**TASK STATEMENT**
Copy out all lines that carry the word "with".

**DATA SHOWN**
--------
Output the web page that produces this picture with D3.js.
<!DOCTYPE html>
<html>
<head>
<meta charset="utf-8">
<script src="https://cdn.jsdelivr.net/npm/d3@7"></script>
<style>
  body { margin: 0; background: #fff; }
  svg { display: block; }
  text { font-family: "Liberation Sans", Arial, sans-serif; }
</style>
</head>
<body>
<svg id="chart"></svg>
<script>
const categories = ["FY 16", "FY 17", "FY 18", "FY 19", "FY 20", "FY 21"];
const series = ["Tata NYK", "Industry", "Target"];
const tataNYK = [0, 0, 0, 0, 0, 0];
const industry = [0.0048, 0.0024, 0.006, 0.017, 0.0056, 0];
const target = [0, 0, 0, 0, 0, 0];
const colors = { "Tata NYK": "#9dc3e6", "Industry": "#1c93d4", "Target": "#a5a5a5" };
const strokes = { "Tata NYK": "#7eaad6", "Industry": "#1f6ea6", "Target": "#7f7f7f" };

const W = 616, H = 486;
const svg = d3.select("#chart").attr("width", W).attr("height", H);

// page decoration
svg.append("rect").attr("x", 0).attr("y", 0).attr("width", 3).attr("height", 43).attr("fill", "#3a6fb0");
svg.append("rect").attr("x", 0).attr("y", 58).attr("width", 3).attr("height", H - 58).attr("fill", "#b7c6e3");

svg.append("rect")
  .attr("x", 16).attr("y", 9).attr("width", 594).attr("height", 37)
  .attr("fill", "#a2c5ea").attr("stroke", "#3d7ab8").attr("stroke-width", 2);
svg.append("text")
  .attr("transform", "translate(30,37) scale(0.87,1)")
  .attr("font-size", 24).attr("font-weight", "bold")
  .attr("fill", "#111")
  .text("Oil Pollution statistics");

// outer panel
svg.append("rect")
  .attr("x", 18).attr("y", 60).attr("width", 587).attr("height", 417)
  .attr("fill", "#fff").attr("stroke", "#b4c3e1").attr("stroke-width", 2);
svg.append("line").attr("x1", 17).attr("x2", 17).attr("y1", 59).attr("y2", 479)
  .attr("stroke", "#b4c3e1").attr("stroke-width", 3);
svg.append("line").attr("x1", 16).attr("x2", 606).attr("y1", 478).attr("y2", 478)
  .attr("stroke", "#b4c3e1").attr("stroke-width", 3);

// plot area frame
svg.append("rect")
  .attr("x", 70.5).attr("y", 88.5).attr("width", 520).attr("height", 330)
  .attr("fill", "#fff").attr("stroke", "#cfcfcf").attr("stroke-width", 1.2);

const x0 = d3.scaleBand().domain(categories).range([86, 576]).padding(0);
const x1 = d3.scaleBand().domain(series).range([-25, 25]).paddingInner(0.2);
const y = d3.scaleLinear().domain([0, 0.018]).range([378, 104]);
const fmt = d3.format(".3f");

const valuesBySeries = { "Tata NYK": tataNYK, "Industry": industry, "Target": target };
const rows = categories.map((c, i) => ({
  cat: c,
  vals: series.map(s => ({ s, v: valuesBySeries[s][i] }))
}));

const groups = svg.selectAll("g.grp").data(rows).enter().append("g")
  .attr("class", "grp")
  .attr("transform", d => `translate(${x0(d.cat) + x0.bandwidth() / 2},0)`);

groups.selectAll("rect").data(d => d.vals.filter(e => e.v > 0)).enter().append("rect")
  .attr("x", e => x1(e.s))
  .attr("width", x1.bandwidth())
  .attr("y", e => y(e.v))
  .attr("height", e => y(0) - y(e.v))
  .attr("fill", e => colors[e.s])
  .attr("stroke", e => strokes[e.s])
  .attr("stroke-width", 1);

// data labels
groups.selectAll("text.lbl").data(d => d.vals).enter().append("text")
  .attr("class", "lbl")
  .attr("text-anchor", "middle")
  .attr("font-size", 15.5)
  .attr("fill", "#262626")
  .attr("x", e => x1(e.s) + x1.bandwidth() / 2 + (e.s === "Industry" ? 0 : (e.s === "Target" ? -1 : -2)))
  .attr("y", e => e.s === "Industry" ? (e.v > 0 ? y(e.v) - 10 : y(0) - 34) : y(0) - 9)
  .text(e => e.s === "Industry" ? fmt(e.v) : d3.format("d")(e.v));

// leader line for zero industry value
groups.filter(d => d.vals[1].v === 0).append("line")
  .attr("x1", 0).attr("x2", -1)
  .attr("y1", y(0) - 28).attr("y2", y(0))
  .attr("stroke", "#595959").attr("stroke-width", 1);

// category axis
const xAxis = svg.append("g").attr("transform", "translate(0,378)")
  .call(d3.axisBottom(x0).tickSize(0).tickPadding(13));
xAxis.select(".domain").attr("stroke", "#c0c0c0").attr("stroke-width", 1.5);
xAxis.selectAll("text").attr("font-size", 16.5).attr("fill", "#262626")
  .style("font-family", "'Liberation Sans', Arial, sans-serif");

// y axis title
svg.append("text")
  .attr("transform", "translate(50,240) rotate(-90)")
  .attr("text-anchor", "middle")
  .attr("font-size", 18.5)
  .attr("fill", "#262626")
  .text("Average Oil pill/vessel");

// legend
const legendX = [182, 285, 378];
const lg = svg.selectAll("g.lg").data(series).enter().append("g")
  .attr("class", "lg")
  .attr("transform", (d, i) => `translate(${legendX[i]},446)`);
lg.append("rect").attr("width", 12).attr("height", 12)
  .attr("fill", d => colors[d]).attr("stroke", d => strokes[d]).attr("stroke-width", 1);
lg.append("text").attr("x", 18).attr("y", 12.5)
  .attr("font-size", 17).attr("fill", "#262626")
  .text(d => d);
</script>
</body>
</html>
--------
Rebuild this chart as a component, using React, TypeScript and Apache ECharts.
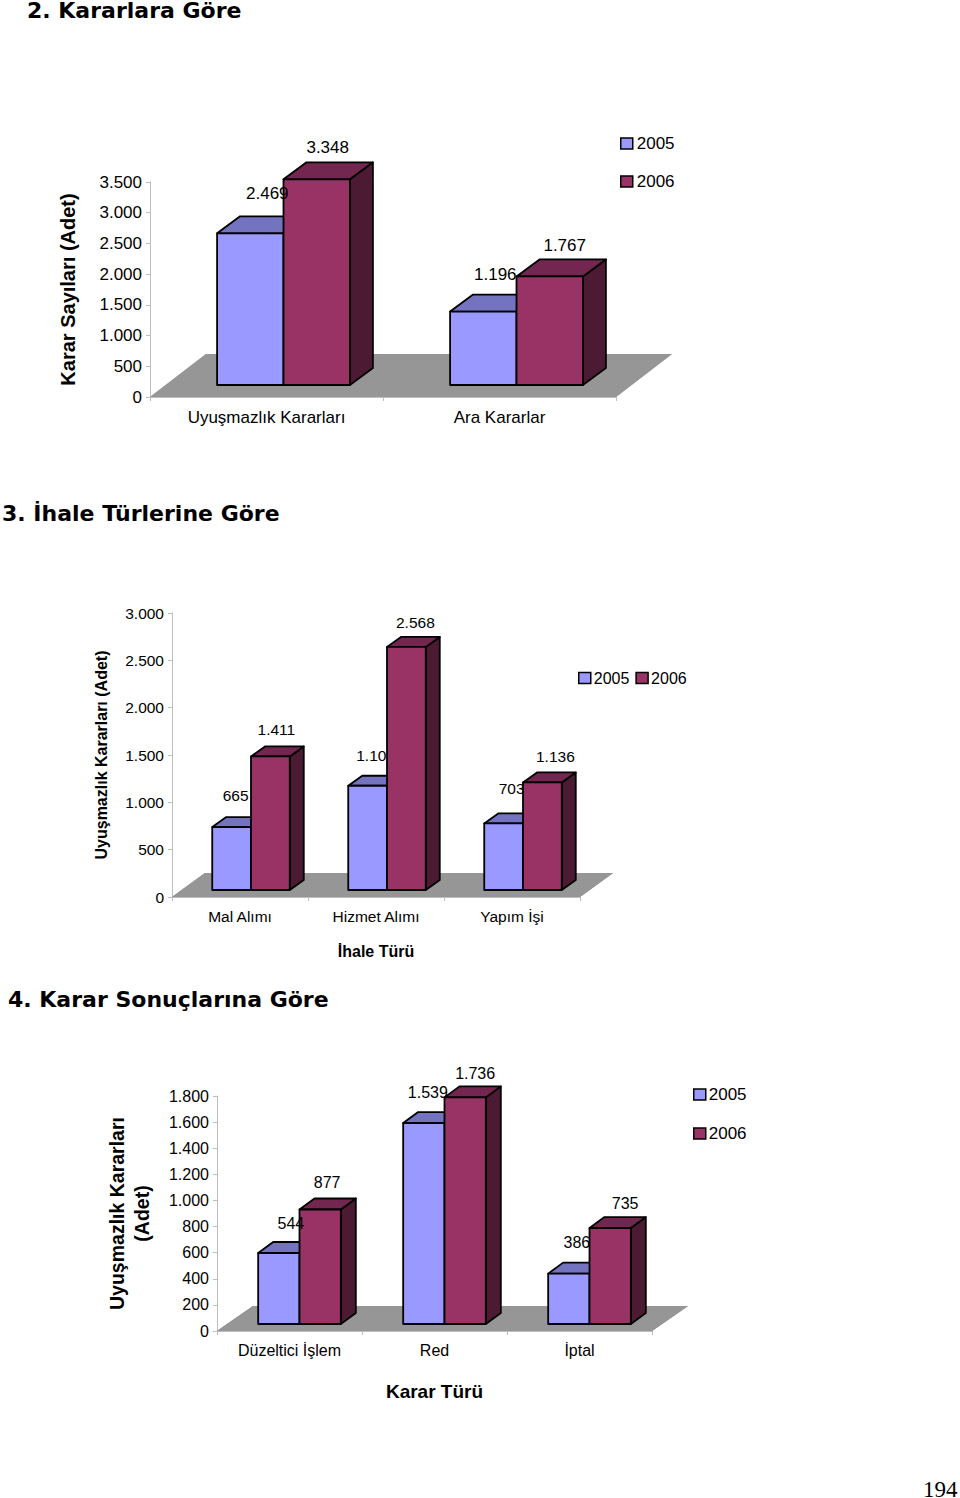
--------
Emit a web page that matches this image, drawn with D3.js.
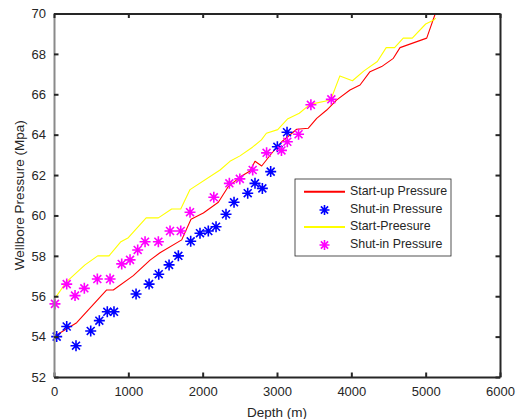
--------
**EXERCISE RESPONSE**
Output the web page that produces this picture with D3.js.
Emit a web page that matches this image, drawn with D3.js.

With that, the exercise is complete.